TASK –
Skip pictures; extract every line from the one with "Give me the SVG source for this diagram." through the one with "L11,21 Q11,11 21,11", exactly as written.

TASK MATERIAL –
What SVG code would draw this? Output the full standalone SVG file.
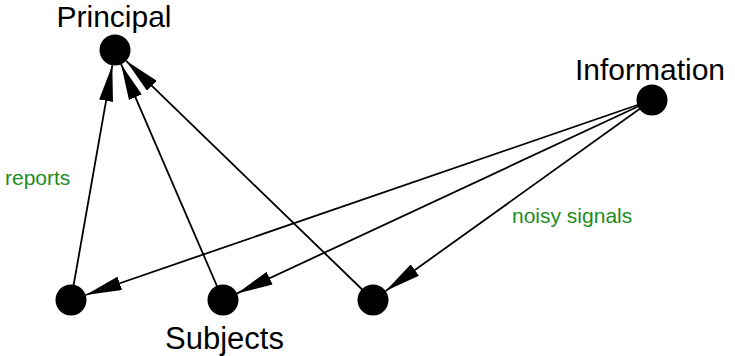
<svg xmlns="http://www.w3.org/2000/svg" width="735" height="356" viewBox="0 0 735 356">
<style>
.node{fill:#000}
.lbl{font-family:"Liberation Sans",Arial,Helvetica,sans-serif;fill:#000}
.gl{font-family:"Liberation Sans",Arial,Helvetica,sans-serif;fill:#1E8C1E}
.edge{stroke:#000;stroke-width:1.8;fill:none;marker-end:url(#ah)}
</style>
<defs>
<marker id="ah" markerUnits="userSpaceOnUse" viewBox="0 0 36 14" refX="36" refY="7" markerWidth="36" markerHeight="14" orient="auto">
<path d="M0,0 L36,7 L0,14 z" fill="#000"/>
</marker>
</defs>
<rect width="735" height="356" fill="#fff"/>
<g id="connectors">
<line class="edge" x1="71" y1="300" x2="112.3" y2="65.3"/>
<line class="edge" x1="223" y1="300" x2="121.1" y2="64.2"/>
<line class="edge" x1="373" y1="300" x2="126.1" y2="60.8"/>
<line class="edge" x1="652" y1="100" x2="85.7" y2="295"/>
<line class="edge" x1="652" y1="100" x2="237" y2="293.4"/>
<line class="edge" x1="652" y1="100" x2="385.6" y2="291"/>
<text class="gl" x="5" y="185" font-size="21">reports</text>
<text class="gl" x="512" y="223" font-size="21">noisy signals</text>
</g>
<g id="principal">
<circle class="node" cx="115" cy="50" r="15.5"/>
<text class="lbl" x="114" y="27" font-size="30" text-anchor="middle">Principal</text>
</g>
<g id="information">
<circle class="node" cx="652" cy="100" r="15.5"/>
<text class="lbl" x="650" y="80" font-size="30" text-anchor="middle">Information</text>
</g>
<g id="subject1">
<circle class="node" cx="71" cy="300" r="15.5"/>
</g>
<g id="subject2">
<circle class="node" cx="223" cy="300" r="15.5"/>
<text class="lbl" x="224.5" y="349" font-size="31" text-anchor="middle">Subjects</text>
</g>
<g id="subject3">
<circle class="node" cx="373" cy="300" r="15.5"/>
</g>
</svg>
* * *
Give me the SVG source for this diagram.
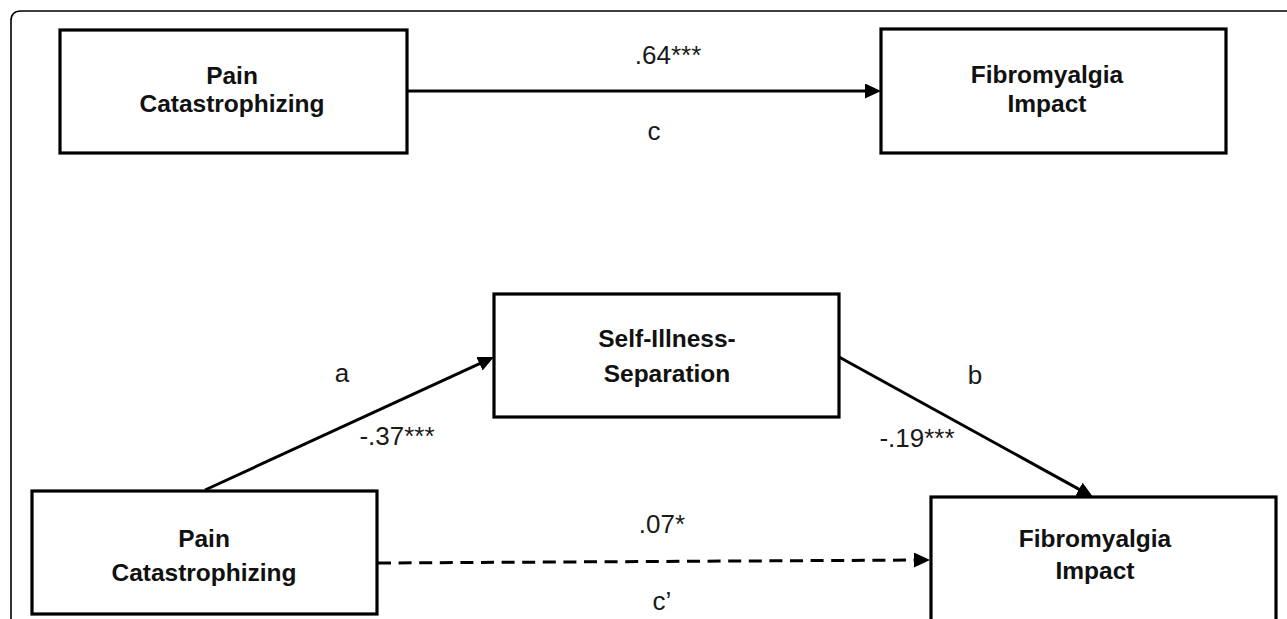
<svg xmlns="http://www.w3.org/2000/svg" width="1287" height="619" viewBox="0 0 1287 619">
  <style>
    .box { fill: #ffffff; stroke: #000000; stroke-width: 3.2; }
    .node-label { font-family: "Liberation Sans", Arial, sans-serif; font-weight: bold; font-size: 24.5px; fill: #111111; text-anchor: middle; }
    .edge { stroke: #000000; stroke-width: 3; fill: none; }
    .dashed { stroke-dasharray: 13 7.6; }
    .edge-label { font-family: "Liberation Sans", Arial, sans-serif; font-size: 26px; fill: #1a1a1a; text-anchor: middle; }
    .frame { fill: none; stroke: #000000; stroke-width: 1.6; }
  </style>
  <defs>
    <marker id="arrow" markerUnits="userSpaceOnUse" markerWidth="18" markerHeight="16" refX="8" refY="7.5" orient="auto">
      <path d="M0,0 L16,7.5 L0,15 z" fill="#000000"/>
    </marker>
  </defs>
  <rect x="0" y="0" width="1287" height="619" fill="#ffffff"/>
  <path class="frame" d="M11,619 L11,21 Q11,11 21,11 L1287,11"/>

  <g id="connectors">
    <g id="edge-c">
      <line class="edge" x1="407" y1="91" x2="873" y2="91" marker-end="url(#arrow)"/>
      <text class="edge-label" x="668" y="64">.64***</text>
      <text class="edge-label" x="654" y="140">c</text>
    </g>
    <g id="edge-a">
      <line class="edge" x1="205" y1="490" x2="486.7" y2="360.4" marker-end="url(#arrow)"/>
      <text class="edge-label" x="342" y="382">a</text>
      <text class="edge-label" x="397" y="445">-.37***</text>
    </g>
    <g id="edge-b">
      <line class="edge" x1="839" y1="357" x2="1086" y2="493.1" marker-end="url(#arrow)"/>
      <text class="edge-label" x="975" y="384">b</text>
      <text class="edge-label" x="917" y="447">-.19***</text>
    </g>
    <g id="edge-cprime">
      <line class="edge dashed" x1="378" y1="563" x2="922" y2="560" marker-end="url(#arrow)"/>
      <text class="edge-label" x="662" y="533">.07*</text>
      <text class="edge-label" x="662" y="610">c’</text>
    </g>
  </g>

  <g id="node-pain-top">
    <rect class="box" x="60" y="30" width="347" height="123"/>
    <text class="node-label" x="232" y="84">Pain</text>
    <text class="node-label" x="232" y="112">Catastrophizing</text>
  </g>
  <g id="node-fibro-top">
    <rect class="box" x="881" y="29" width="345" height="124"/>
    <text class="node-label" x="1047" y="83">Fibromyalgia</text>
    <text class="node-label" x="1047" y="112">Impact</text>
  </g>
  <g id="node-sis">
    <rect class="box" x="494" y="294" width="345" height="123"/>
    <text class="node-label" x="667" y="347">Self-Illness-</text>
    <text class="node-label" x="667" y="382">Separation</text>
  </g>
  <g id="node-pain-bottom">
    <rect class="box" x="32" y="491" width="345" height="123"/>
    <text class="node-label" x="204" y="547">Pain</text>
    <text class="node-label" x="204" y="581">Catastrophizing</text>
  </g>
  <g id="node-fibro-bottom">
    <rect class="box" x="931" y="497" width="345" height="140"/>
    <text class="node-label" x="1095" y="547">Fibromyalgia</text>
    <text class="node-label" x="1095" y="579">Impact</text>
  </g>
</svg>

WRITTEN SOLUTION –
Give me the SVG source for this diagram.
<svg xmlns="http://www.w3.org/2000/svg" width="1287" height="619" viewBox="0 0 1287 619">
  <style>
    .box { fill: #ffffff; stroke: #000000; stroke-width: 3.2; }
    .node-label { font-family: "Liberation Sans", Arial, sans-serif; font-weight: bold; font-size: 24.5px; fill: #111111; text-anchor: middle; }
    .edge { stroke: #000000; stroke-width: 3; fill: none; }
    .dashed { stroke-dasharray: 13 7.6; }
    .edge-label { font-family: "Liberation Sans", Arial, sans-serif; font-size: 26px; fill: #1a1a1a; text-anchor: middle; }
    .frame { fill: none; stroke: #000000; stroke-width: 1.6; }
  </style>
  <defs>
    <marker id="arrow" markerUnits="userSpaceOnUse" markerWidth="18" markerHeight="16" refX="8" refY="7.5" orient="auto">
      <path d="M0,0 L16,7.5 L0,15 z" fill="#000000"/>
    </marker>
  </defs>
  <rect x="0" y="0" width="1287" height="619" fill="#ffffff"/>
  <path class="frame" d="M11,619 L11,21 Q11,11 21,11 L1287,11"/>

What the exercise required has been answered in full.